Group was horrible tonight. Now I can’t sleep. I walked out of group for the first time in two years. Not planning on going back to the last session.
I’d thought I was getting somewhere, making headway of some kind. I wasn’t. I’m just a scapegoat for people’s bad feelings. I tended to be the scapegoat in my family, now I’m one for the group. It’s happened to me in work situations as well, when there was stress no one could deal with, it got focused on me. I’ve lost two jobs that way.
Don’t know if I want to go into what happened. I spoke after E started, after the usual silence to start. I didn’t respond to what she said, because it wasn’t interesting for one thing. She just said group was ending and she didn’t know how she felt about it.

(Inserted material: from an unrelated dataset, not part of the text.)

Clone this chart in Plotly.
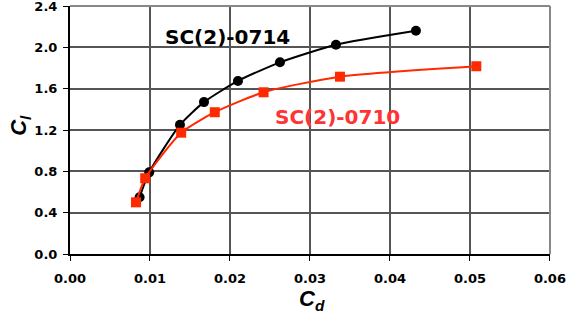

I said I’d found it an interesting experience to ask someone about not liking me. Really hard though. Then Ron wanted to know why I hadn’t responded to E. At which point E got massively upset with me, she said she felt ignored, a receptacle, I was just like her husband, I didn’t look at her….so much stuff. Then Ron kept asking her questions about all this.
This time I couldn’t just sit and take this. It seemed so unfair. So I said why I hadn’t responded to her, that it was difficult sitting and absorbing all this….
Then Ron said I was being defensive. He thinks I treated E like my family treated me, by ignoring what she said. I didn’t think it was true. So I was defensive. So E talked for a long time to Ron.
Then I was so furious I couldn’t stand it. So I took a pill, then left for some air. When I came back, everyone ignored me, and A cozied up to E, they’re best buddies now.
Then I said how I was feeling. Argued with Ron.
Then Ron asked for feedback from the group on my and E’s interaction. A said how he wished I’d stop talking, he had no sympathy for me at all. M said she never wants to say anything to me because I’m always negative.
Then I kind of started crying. I talked about how if we’re supposed to trigger each other, as Ron had said, why was it only me who did that, it feels incredibly lonely.
Then I sat there, and felt so awful, just dying to go home. So I left. Forgot my umbrella, had to go back for it. I didn’t care. I’m glad I left. They are assholes.
It’s a sad note to end on. I don’t really want to leave it that I left crying and hurt. But if I go back, I just have angry things to say about most people there, so what would be the use.
Can I just say this? M says I’m always negative. Maybe. But here’s what I don’t do. I don’t carve pretty bloody patterns all over my body. I don’t overdose. I don’t get locked in the psych ward and think my doctor is doing me favours. A little negativity might do M some good.
I’m angry, but I also have a point IMO.
A is projecting like crazy, saying if only the group didn’t have me, it would be great. So how come Ron doesn’t tell him about projection? Instead I get the lecture.
Ron said when I switch to parts and cry, that’s when people really sympathize with me. Well, being a four year old is a very small part of me. I don’t need their sympathy thank you very much. Most of me is old, that’s who the group knows, and that’s who they don’t like.
It’s a very conflict averse group. Ron will never say it. I think he should. And he should comment on the group dynamics, not forever be doing the individual therapy.
I’m real upset still. R emailed me after group to see if I was OK. Kind of him. He’s conflict averse too, but he never lashes out at me. I guess because we have these after group chats, I still feel positive about him.
I’ve also completely lost trust in Ron. Why can’t he offer some support when he sees me sinking? On the one hand, he says this is how you behave, so people are reacting this way. On the other hand, he’s telling me I’m a trigger, that their feelings are about their own stuff. He says both all the time, and I find it confusing and unhelpful.
Today I am grateful for a beautiful rose scent. I walked past an old-fashioned rose bush leaning over a wall on the way to group. I didn’t have to sniff the roses – the scent wafted from the bushes, soft and sweet in the rain.